District of Columbia usury laws prohibit interest rates in excess of twenty-four percent (24%) per annum except in certain circumstances. See D.C. Code § 28-3301(a). It is, however, lawful to contract for any interest rate if an individual borrows in excess of $2, 500 for the "purpose of acquiring or carrying on a business, professional, or commercial activity." See D.C. Code § 28-3301(d)(1)(B). While this implies that the interest rate may be higher than 24%, the interest rate must still be within the bounds of the public interest. In the instant case, the Loan Exit Fee translates to an estimated interest rate for the three month loan of 900%. This fee, or interest rate, is unreasonable and blatantly unfair to Defendant. The interest in enforcing this provision is "clearly outweighed... [by] public policy." See Restatement (Second) of Contracts § 178 (1981). Thus, the Loan Exit Fee clause should be severed from the contract and the remaining contract enforced. See Restatement (Second) of Contracts § 208 (1981); (Motion, Exh. 1 at 2.)
B. Damage Determination
Even though part of the contract is unenforceable, Plaintiff is still entitled to remedy. See Colletti, 1995 WL 170380 at *2. The contract states that an interest rate of ten percent (10%) per annum will be charged if the note is not paid in full within fifteen (15) days of the Maturity Date which is calculated to be June 7, 2012. (Motion, Exh. 1.) Additionally, a late charge of five percent (5%) will be added to the balance due. ( Id. ) The total due to Plaintiff is calculated using the Late Fee and Interest Rate but without the Loan Exit Fee. See Restatement (Second) of Contracts § 208 (1981); (Motion, Exh. 1 at 2.) Calculation of amount due is as follows:
Principal is equal to the sum of $100, 000.00 plus ($100, 000.00 times 5%)

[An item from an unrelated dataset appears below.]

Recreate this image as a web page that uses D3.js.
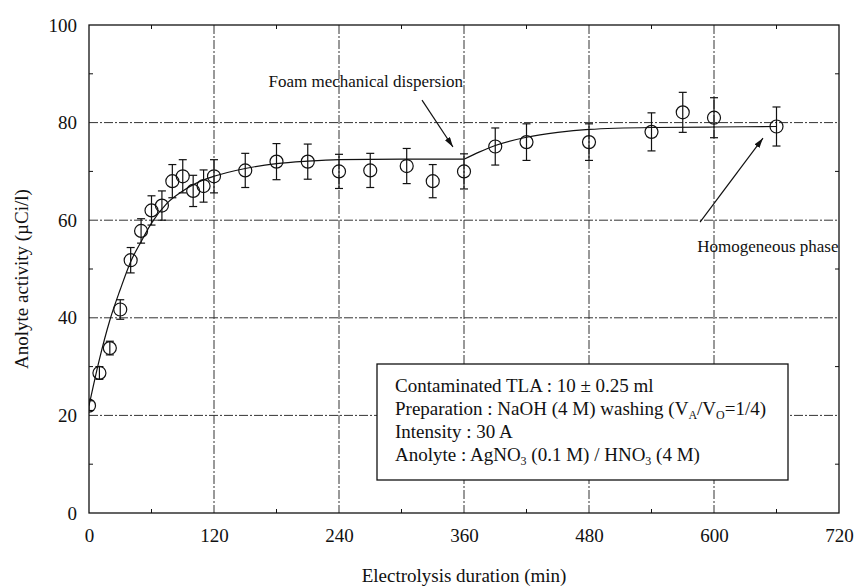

Time is calculated in years from the Maturity Date through February 4, 2015
Interest is equal to the product of Principal times 10% times 2.66 years
Amount due is equal to the sum of Principal plus Interest
Therefore, the amount due to Plaintiff as of February 4, 2015 is One Hundred Thirty-Two Thousand Nine Hundred Thirty Dollars ($132, 930.00).
C. Tax Form
Defendant also claims that Plaintiff incorrectly issued a 1099-Misc form causing the Defendant to report an additional income of $100, 000. ( See Opposition .) Defendant states a 1099-C (Cancellation of Debt) form should have been submitted. ( See id. ) The Court agrees that, although Plaintiff filed a 1099-Misc., it is simple enough for Plaintiff to amend his tax returns and file a Form 1099-C once Defendant pays the debt in full. ( See Reply .)
For the foregoing reasons, this Court concludes that Plaintiff's Motion for Summary Judgment  is GRANTED in part and DENIED in part. A separate Order accompanies this Memorandum Opinion.